Allora faccio i marmi che sono un frammento-supporto di un altro frammento, che è un ricordo dell’origine di un monumento-momento.
Allora costruisco oggetti in cui frammenti di mobili, macchine, che quindi hanno già una loro vita, un tempo incorporato, inglobano una sezione sottile del mio tempo fermata con il processo fotografico, non solo, ma con il più arcaico e definito e conchiuso in sé stesso fra i processi fotografici, il dagherrotipo, che per proprietà sue è lo specchio invertito, quindi ulteriormente straniato della realtà, e talmente delicato che basta un nulla a cancellarli, come per la memoria.
Come utilizzo di un risultato fotografico realizzato esclusivamente con materiali attuali, ormai posso sopportare solo una serie di immagini legate in sequenza, per avere almeno un minimo di tempo modulato con un minimo di accumulazione.
Questa è la bisaccia in cui ripongo i miei pensieri, e che mi porto mentre tento queste strade. Per il resto, agli specialisti il compito di spiegarli. Come dice Jung: “essendo (l’artista) soprattutto lo strumento del proprio lavoro, è ad esso subordinato e non abbiamo motivo di aspettarci che ce lo interpreti. Egli ha contribuito al meglio di sé stesso dandogli forma, l’interpretazione la deve lasciare agli altri ed al futuro.”.
In ogni caso non è affatto detto che si raggiungano risultati poetici. Quando li si raggiunge , è sempre una sorpresa, un dono del Cielo, un concatenarsi di piccoli eventi che inaspettatamente producono, come una cascata di sassolini, ognuno con la propria composizione, individualità e personalità, la frana che devia inaspettatamente il fiume della vita.

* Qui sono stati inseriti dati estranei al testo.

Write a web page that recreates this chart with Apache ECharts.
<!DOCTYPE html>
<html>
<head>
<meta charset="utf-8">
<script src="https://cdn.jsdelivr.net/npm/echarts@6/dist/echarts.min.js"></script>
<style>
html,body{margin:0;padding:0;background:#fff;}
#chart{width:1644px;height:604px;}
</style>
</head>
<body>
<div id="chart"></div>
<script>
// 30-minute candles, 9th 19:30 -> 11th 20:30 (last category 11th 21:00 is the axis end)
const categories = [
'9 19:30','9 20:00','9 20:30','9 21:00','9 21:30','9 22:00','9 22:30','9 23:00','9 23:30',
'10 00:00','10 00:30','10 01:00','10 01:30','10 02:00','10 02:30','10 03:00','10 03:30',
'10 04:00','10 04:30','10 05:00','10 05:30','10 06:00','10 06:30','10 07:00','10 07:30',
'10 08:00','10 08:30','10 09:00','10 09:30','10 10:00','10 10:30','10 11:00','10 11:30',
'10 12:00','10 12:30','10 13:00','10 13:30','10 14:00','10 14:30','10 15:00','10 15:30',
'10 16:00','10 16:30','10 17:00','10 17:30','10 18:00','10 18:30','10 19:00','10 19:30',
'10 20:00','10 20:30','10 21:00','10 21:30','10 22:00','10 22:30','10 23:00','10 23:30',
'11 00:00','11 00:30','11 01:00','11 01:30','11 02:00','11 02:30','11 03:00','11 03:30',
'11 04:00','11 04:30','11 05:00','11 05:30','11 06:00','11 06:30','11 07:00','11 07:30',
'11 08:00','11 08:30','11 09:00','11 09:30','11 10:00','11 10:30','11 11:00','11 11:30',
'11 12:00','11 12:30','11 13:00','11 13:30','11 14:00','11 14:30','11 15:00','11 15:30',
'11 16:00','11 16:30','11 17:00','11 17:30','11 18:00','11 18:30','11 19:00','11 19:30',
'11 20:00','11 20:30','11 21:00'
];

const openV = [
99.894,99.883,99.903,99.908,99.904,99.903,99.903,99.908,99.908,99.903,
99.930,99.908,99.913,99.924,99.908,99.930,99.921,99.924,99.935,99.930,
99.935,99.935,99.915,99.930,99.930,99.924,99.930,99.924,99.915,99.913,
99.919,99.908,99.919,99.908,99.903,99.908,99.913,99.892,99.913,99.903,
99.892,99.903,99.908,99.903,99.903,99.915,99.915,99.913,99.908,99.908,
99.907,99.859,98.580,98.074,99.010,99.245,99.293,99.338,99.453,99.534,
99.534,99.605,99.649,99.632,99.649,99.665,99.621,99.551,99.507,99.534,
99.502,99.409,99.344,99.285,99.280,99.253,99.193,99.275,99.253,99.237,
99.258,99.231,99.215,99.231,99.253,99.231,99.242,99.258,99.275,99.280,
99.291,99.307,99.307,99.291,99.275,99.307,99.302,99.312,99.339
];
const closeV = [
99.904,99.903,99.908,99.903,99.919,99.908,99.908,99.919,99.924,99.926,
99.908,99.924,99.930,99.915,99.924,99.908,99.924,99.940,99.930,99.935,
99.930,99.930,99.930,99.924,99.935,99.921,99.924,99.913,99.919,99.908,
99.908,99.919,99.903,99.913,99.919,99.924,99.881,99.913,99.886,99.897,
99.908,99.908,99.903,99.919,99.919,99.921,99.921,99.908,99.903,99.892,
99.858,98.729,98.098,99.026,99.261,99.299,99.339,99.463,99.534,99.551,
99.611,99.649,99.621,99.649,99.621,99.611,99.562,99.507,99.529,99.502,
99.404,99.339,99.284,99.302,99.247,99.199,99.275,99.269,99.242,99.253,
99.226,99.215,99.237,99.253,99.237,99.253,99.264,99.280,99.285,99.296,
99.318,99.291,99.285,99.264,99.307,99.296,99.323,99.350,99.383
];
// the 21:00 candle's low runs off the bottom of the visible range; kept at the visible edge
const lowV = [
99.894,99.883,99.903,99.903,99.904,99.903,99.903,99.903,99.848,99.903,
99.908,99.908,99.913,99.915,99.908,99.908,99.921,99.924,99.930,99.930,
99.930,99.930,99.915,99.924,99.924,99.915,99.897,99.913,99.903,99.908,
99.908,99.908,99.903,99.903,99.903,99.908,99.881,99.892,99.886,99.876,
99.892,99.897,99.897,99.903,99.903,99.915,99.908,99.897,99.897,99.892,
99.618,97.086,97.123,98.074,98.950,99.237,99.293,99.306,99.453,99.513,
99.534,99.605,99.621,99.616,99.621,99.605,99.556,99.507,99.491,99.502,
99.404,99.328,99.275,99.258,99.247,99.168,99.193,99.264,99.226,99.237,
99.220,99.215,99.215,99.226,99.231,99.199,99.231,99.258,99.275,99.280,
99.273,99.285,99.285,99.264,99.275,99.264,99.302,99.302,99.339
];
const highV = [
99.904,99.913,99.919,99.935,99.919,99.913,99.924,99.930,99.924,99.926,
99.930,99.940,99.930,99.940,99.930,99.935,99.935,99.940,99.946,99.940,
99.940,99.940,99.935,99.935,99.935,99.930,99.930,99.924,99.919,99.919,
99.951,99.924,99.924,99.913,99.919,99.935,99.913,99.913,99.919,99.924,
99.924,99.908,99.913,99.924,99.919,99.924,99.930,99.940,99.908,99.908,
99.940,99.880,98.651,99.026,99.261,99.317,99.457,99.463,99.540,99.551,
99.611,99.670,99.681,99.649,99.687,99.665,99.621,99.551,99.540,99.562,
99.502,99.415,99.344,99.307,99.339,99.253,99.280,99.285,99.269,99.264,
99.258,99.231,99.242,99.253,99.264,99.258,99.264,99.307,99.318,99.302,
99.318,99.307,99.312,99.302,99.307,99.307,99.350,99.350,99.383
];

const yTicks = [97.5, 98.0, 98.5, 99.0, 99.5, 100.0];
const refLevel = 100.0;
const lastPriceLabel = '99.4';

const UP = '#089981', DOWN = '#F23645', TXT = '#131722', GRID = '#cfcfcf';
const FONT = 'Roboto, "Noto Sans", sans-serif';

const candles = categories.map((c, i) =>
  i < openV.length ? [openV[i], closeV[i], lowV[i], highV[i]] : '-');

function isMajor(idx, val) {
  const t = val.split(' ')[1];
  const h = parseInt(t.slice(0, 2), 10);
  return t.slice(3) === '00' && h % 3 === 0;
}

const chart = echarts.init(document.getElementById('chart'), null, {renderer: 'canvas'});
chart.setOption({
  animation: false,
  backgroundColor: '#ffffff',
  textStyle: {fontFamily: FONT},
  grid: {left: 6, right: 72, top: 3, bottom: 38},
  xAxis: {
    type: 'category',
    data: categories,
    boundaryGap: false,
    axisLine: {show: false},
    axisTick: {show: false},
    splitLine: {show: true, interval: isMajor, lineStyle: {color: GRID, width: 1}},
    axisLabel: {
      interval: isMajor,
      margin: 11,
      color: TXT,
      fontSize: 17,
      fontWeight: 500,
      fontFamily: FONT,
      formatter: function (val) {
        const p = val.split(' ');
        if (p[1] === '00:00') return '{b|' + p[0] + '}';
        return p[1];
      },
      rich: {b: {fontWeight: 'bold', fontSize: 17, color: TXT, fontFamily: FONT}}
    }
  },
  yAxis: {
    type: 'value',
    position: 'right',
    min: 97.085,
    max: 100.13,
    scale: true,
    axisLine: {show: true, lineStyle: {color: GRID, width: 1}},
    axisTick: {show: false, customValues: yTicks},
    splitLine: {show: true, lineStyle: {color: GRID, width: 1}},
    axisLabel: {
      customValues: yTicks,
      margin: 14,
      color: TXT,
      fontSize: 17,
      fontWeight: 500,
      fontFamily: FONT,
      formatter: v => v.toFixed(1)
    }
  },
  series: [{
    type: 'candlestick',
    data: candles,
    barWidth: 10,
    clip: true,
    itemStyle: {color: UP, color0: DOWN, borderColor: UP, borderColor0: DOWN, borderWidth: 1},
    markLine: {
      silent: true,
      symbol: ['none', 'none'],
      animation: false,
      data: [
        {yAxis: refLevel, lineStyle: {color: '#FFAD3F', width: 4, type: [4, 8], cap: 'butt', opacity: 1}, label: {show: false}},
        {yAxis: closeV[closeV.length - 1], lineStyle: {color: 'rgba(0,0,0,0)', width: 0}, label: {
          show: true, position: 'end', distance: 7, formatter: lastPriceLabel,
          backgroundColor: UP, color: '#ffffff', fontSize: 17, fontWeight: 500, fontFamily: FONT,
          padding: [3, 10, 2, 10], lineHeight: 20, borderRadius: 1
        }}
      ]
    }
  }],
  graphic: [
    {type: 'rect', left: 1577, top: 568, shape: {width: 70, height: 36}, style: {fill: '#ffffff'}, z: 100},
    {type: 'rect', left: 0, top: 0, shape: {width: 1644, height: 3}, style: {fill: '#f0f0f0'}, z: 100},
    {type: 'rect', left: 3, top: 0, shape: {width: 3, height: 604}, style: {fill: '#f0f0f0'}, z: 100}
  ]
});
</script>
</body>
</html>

P.S. Questo pezzo è stato scritto per fornire un’ulteriore traccia ad Angelo Dragone
che stava scrivendo una presentazione per il catalogo del ‘97; sono quindi notarelle veloci e non sviluppate. Qualche mese prima avevo sentito una conferenza di Mimmo Jodice, da cui le citazioni di prima mano. Il tutto è indicativo di alcuni pilastri che sostengono l’insieme delle mie ossessioni.